Strong court ruling supports Treasury’s efforts to ensure companies follow unclaimed property law

Harrisburg, PA - The Commonwealth Court recently ruled in favor of the Pennsylvania Treasury Department, affirming that PPL Corporation (PPL) must provide records to Treasury’s designated auditors, who are working with the Department to determine that all unclaimed property is reported as required by law so that Treasury can return it to the rightful owners.

“I’m fighting to return money from unclaimed PPL investments to the shareholders it belongs to. This decision is important because it means that Treasury can make sure companies comply with Pennsylvania’s unclaimed property law.”
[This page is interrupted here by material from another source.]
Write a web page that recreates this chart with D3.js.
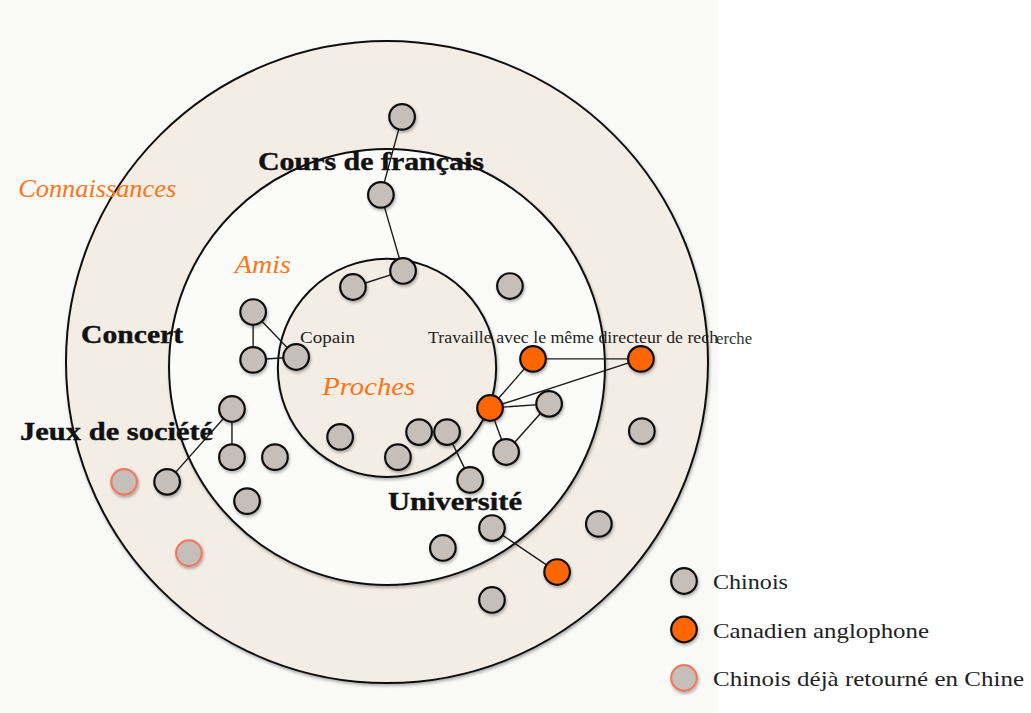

Pennsylvania State Treasurer, Stacy Garrity

The ruling confirmed that Treasury has the statutory authority to require that PPL provides records in electronic format and to verify the accuracy of those records using software analytics. The ruling also held that federal law does not preempt Treasurer Garrity’s authority to compel production of PPL’s shareholder records and audit them to ensure their accuracy.

In May 2019, Treasury filed an enforcement action against the Allentown-based electric utility in Commonwealth Court.

“Since 2017, PPL has refused to provide the requested records electronically and claimed that Treasury doesn’t have the authority to check the accuracy of those records. Because of those indefensible actions, we were compelled to issue and enforce a subpoena against the company – the first time in at least two decades that Treasury had to take such an extraordinary step. I hope this Commonwealth Court ruling will prompt PPL to stop delaying and comply with the law.”

Pennsylvania State Treasurer, Stacy Garrity

Treasury routinely conducts unclaimed property audits of companies, using vendors contracted for that specific purpose. Typically, hundreds of these examinations are ongoing at any given point in time to determine whether the companies are complying with their legal obligation to report unclaimed property.